De surcroît, cet établissement a fait l’objet d’une visite de la députée de la 7ème circonscription de Haute-Garonne membre du groupe La République en Marche le 31 août 2017. La collègue de madame le député a ainsi pu constater une situation chronique de surpopulation carcérale, aggravée par une difficulté à appliquer des aménagements de peines et un manque récurrent de personnel. La députée a indiqué également avoir interpellé la ministre de la justice sur la situation du centre pénitentiaire de Toulouse-Seysses.

En d’autres termes, M. le député s’étonne qu’en dépit des nombreux avertissements notamment de la Ligue des droits de l’Homme, mais aussi du récent constat dressé par une députée de la majorité, aucune mesure n’ait été prise pour cet établissement.
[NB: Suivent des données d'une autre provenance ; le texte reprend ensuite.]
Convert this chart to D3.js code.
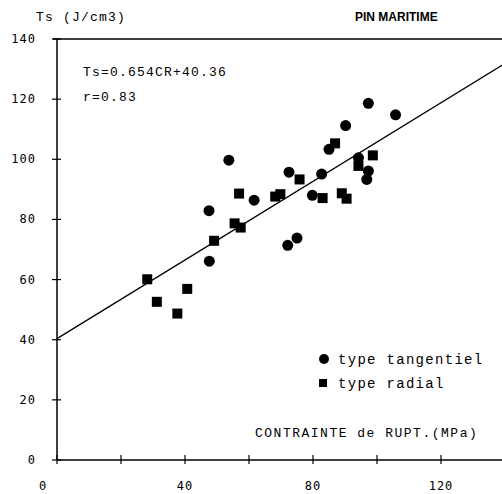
<!DOCTYPE html>
<html><head><meta charset="utf-8">
<script src="https://cdn.jsdelivr.net/npm/d3@7"></script>
<style>body{margin:0;background:#fff}svg{display:block}</style>
</head><body>
<svg id="c" width="502" height="494"></svg>
<script>
const tanX = [97.3,105.8,90.2,53.7,85.0,72.5,82.7,94.2,97.3,96.8,61.6,79.8,47.5,72.1,75.0,47.6];
const tanY = [118.6,114.8,111.2,99.7,103.3,95.7,95.1,100.5,96.1,93.3,86.4,88.0,82.9,71.4,73.8,66.1];
const radX = [86.9,98.7,94.2,75.8,56.9,69.8,68.2,83.0,89.0,90.5,55.5,57.4,49.1,28.2,40.7,31.2,37.6];
const radY = [105.3,101.3,97.8,93.3,88.6,88.4,87.6,87.1,88.7,86.9,78.7,77.3,72.9,60.1,56.9,52.6,48.7];
const xTicks = [0,20,40,60,80,100,120];
const xLabels = [0,40,80,120];
const yTicks = [0,20,40,60,80,100,120,140];
const slope = 0.654, intercept = 40.36;

const svg = d3.select('#c');
const x = d3.scaleLinear().domain([0,140]).range([57,505]);
const y = d3.scaleLinear().domain([0,140]).range([460,39]);
const mono = '"Liberation Mono", "Courier New", monospace';
const tickFont = '"DejaVu Sans Mono", monospace';

// axes lines
svg.append('line').attr('x1',x(0)).attr('x2',502).attr('y1',y(0)).attr('y2',y(0)).attr('stroke','#000').attr('stroke-width',1.5);
svg.append('line').attr('x1',x(0)).attr('x2',x(0)).attr('y1',y(0)).attr('y2',y(140)).attr('stroke','#000').attr('stroke-width',1.5);
svg.append('line').attr('x1',x(0)-4).attr('x2',502).attr('y1',y(140)).attr('y2',y(140)).attr('stroke','#000').attr('stroke-width',1.5);

// x ticks
svg.selectAll('.xt').data(xTicks).enter().append('line')
  .attr('x1',d=>x(d)).attr('x2',d=>x(d)).attr('y1',y(0)-5).attr('y2',y(0)+4).attr('stroke','#000').attr('stroke-width',1.2);
svg.selectAll('.xl').data(xLabels).enter().append('text')
  .attr('x',d=>x(d)-(d===0?14:0)).attr('y',494-4).attr('text-anchor','middle')
  .attr('font-family',tickFont).attr('font-size',12).attr('letter-spacing',1).text(d=>d);
// y ticks
svg.selectAll('.yt').data(yTicks).enter().append('line')
  .attr('x1',x(0)-5).attr('x2',x(0)+4).attr('y1',d=>y(d)).attr('y2',d=>y(d)).attr('stroke','#000').attr('stroke-width',1.2);
svg.selectAll('.yl').data(yTicks).enter().append('text')
  .attr('x',36).attr('y',d=>y(d)+4).attr('text-anchor','end')
  .attr('font-family',tickFont).attr('font-size',12).attr('letter-spacing',1).text(d=>d);

// regression line
svg.append('line').attr('x1',x(0)).attr('y1',y(intercept)).attr('x2',x(140)).attr('y2',y(slope*140+intercept))
  .attr('stroke','#000').attr('stroke-width',1.3);

// points
svg.selectAll('.tan').data(tanX).enter().append('circle')
  .attr('cx',d=>x(d)).attr('cy',(d,i)=>y(tanY[i])).attr('r',5.5).attr('fill','#000');
svg.selectAll('.rad').data(radX).enter().append('rect')
  .attr('x',d=>x(d)-5).attr('y',(d,i)=>y(radY[i])-5).attr('width',10).attr('height',10).attr('fill','#000');

// texts
svg.append('text').attr('x',36).attr('y',21).attr('font-family',mono).attr('font-size',13).attr('letter-spacing',1.2).text('Ts (J/cm3)');
svg.append('text').attr('x',355).attr('y',21).attr('font-family','"Liberation Sans", Arial, sans-serif').attr('font-weight','bold').attr('font-size',12).text('PIN MARITIME');
svg.append('text').attr('x',83).attr('y',76).attr('font-family',mono).attr('font-size',13).attr('letter-spacing',1.2).text('Ts=0.654CR+40.36');
svg.append('text').attr('x',83).attr('y',101).attr('font-family',mono).attr('font-size',13).attr('letter-spacing',1.2).text('r=0.83');
svg.append('text').attr('x',255).attr('y',437).attr('font-family',mono).attr('font-size',13).attr('letter-spacing',1.5).text('CONTRAINTE de RUPT.(MPa)');

// legend
svg.append('circle').attr('cx',324).attr('cy',359).attr('r',5).attr('fill','#000');
svg.append('text').attr('x',338).attr('y',364).attr('font-family',mono).attr('font-size',14).attr('letter-spacing',1.3).text('type tangentiel');
svg.append('rect').attr('x',319).attr('y',379).attr('width',8).attr('height',8).attr('fill','#000');
svg.append('text').attr('x',338).attr('y',388).attr('font-family',mono).attr('font-size',14).attr('letter-spacing',1.3).text('type radial');
</script>
</body></html>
Il rappelle que le Parlement contrôle l’action du Gouvernement, comme il est indiqué à l’article 24 de la Constitution. En outre, au titre de l’article 719 du code de procédure pénale, les parlementaires français sont autorisés à visiter à tout moment les établissements pénitentiaires, et l’objet de cette visite est, comme l’a précisé le Conseil d’État, de permettre aux élus de vérifier que les conditions de détention répondent à l’exigence du respect de la dignité de la personne.

Sur ce double fondement, et au titre de la nécessaire transparence sur les questions ayant trait aux droits fondamentaux, M. le député demande à ce que lui soit transmis tout rapport d’inspection, d’incident concernant ces deux décès survenus d’une part dans une cellule du quartier disciplinaire et d’autre part dans une cellule du service médico-psychologique du centre pénitentiaire de Toulouse-Seysses. Enfin, il souhaite savoir quelles mesures elle entend mettre en place pour résoudre les problèmes de détention au sein de l’établissement pénitentiaire de Toulouse-Seysses. Les personnes placées en détention (prévenus ou condamnés) sont certes privées d’une partie de leur liberté, elles n’en restent pas moins des êtres humains, disposant de droits et dont il faut respecter la dignité.

Le décès d’un prévenu, c’est-à-dire d’une personne encore présumée innocente, au sein d’un établissement pénitentiaire avant que toute justice n’ait pu rendre son jugement, est un drame ineffable.